Though Oliver Wendell Douglas might have seemed out of place to the citizens of Green Acres, it turned out that Eddie Albert was actually quite at home in rural America. In addition to his accomplishments as an actor, Albert was also a passionate environmentalist with titles that included chairman of the Boy Scouts of America and Chairman of the Eddie Albert World Trees Foundation of America.
Most notably, Albert spoke out against the use of DDT, a pesticide commonly used in agriculture that eventually became infamous for its harm to the environment. In an interview with The Orlando Sentinel, Albert recalled that he was able to combine two of his passions by explaining DDT's harm during television programs.

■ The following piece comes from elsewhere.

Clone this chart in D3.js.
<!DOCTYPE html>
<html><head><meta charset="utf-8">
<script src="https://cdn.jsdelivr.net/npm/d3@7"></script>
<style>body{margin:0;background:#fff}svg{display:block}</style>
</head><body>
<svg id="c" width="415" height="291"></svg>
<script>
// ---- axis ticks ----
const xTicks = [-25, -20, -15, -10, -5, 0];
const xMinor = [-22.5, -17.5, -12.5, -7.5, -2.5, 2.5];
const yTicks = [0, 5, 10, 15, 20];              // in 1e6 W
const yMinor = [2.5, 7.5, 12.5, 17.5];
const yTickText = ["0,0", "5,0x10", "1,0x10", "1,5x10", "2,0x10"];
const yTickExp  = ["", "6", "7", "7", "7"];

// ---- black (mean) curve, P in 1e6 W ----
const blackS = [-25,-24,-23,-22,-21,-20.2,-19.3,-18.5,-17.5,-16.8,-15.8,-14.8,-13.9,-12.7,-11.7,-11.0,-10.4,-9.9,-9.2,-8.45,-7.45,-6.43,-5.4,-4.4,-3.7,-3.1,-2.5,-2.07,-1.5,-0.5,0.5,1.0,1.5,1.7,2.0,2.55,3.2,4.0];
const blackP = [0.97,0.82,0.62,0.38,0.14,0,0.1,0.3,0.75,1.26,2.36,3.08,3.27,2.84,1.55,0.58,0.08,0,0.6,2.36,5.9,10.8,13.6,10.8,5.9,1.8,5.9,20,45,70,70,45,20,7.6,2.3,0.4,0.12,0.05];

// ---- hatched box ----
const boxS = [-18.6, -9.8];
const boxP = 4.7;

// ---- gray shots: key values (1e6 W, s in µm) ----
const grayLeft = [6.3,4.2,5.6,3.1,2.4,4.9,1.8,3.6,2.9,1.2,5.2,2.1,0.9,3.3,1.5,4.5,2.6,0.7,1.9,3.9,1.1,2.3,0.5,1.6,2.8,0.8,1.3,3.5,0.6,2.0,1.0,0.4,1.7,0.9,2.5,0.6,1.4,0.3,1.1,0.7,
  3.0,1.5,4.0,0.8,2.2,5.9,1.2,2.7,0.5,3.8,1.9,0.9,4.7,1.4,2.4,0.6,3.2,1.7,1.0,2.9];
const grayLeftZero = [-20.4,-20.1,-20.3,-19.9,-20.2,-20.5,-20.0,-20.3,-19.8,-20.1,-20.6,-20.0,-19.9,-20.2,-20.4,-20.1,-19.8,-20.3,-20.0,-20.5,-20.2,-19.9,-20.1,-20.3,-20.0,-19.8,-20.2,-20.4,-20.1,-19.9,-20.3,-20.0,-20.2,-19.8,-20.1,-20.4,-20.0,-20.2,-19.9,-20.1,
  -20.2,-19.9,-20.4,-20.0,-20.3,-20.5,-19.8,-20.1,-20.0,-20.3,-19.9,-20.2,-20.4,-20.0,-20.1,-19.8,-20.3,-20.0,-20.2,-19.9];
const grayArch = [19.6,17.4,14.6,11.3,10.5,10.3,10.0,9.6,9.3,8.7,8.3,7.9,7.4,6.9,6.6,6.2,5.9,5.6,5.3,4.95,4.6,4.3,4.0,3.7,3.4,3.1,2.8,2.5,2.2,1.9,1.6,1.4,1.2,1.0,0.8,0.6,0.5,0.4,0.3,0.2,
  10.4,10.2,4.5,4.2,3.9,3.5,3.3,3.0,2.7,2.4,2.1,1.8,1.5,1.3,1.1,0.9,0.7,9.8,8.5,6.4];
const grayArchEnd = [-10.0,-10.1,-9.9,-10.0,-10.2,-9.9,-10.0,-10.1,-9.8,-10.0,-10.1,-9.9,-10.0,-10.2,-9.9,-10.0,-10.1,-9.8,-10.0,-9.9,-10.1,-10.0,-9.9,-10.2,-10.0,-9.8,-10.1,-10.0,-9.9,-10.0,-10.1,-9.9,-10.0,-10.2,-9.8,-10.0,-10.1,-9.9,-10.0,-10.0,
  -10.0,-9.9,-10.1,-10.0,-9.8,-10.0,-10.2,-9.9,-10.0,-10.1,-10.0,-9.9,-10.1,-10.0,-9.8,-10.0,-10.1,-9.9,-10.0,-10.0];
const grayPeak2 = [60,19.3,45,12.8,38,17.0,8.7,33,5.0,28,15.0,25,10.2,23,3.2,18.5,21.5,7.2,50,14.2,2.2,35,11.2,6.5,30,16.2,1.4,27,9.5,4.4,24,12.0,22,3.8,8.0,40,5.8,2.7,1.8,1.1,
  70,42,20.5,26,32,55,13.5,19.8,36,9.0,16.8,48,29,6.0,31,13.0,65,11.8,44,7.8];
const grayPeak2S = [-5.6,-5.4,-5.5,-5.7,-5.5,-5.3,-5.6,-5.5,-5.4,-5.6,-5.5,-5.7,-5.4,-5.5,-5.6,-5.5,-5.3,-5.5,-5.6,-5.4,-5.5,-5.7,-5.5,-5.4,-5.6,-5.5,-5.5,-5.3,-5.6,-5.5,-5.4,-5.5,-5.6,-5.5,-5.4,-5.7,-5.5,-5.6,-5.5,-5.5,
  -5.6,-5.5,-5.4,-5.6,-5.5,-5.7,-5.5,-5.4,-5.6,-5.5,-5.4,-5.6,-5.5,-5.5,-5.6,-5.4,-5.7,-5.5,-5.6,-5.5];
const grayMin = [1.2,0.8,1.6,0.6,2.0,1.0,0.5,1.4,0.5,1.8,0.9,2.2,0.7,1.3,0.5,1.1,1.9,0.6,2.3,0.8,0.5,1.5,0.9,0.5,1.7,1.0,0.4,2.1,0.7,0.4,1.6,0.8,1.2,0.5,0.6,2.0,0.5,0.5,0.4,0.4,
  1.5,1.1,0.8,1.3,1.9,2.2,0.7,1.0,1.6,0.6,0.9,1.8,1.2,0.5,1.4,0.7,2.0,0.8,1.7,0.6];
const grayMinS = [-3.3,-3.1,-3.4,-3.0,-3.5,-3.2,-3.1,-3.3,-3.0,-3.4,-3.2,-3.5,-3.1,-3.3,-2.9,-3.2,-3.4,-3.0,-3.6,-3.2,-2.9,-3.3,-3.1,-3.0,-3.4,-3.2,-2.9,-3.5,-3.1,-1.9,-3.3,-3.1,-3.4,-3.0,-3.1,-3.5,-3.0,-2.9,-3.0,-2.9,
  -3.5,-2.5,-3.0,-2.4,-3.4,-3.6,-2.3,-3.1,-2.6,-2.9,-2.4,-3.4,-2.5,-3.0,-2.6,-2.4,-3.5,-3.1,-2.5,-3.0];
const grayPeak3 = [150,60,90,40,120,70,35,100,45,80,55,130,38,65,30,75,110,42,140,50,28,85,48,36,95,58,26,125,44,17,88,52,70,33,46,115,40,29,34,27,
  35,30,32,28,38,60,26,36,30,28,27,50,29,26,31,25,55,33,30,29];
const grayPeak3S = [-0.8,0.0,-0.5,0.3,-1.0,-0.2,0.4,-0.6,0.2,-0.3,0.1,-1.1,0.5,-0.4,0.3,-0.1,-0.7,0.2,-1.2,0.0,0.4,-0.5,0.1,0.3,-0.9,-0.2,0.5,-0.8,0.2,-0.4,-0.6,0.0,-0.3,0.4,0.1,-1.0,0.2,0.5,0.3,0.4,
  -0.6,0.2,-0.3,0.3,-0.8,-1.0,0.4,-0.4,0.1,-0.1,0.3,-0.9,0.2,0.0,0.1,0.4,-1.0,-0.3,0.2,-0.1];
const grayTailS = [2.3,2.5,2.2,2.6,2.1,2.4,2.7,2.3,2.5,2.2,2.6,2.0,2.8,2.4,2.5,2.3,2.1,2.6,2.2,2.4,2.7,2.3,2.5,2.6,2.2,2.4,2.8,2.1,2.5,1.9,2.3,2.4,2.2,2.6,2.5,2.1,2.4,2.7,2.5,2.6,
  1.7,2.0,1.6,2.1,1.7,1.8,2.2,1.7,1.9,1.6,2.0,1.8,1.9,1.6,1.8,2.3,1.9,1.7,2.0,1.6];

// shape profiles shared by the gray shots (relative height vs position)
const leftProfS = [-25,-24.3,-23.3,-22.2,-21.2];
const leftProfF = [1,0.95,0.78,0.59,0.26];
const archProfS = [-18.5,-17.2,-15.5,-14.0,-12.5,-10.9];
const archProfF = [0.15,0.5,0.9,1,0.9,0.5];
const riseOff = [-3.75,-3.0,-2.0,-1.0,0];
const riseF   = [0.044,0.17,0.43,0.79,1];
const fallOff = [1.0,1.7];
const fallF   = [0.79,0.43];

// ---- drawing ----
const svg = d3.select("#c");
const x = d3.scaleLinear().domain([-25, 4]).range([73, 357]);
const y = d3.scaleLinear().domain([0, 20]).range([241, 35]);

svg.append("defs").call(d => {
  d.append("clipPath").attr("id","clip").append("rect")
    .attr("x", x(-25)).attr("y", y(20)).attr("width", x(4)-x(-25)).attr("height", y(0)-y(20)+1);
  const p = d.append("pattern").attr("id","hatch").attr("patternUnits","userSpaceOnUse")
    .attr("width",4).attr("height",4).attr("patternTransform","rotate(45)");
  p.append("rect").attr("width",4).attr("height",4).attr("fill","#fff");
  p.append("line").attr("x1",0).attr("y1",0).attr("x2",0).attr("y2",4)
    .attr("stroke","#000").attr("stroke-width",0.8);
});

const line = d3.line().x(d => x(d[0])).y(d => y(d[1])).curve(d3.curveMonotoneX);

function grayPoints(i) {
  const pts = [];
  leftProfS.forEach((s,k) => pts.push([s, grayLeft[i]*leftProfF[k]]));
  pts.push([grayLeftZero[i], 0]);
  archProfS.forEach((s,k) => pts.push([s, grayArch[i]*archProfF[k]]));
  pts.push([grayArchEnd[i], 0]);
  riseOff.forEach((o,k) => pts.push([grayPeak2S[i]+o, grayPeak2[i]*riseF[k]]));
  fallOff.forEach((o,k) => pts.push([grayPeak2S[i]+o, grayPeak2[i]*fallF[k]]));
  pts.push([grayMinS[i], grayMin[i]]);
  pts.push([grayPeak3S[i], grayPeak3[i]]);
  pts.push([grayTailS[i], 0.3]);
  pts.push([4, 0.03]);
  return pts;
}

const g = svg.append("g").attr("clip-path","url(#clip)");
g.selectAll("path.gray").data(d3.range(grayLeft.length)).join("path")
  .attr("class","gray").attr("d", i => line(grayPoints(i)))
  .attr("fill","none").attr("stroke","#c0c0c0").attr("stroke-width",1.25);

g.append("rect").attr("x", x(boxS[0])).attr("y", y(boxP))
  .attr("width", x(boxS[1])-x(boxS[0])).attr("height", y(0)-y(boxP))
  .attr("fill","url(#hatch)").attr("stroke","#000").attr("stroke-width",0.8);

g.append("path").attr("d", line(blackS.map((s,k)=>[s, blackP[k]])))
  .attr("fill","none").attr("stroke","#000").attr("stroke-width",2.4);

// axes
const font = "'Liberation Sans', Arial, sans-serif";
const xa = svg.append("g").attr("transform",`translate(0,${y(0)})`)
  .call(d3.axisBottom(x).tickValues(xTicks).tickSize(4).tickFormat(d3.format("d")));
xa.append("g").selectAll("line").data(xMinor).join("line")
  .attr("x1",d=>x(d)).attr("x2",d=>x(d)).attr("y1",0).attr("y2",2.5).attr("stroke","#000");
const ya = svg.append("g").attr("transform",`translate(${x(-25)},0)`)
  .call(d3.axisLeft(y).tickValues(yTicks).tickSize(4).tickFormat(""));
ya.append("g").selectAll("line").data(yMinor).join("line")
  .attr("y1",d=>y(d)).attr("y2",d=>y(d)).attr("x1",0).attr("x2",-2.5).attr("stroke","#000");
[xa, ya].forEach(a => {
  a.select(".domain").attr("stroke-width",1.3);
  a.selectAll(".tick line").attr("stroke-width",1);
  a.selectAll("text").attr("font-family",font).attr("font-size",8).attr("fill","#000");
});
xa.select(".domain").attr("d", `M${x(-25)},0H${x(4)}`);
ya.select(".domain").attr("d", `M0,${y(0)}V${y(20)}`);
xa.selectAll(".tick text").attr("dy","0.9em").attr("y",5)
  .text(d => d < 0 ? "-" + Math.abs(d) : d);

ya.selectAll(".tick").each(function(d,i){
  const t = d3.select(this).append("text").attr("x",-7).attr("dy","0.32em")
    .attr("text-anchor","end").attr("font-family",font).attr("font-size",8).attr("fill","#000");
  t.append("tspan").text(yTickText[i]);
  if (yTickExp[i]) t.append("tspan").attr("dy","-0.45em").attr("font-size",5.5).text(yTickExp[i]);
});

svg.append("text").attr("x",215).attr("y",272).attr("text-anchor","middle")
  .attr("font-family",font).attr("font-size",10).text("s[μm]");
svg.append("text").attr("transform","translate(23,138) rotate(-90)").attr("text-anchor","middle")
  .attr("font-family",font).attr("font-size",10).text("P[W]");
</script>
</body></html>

"I began going on television to explain the harm that DDT was doing," Albert said, adding that he was able to join forces with notable people like broadcaster and entertainer Arthur Godfrey as well as Wisconsin senator Gaylord Nelson, who would later found the official holiday Earth Day. Albert's efforts eventually paid off, and DDT was banned in the United States in 1972, and would eventually be banned worldwide in 2004.
With these efforts, it's obvious that Albert wasn't shy about arguing to save the planet, even on the Green Acres set. During an appearance at Epcot's SuperStar Television attraction, he recounted a specific interaction with costar Eva Gabor. Gabor's character, Lisa, was known for her adventurous and metropolitan fashion sense, and Albert explained that Gabor came onto set wearing a dress made of feathers.
"I asked her not to wear it on camera, because people would see it and want to go out and buy one just like it," Albert said. Gabor, the show's fashionista, countered that was the point.
Albert then said he explained to Gabor that many birds would have to die to provide the feathers for the dress. "She just looked at me a moment and said, 'Eddie, feathers don't come from birds.'" When pressed by Albert on where they came from, Gabor responded, "'Pillows, dahling, pillows."
Years later, after recounting the story, Albert spoke with The Orlando Sentinel and concluded, "To this day I don't know whether Eva was kidding or not."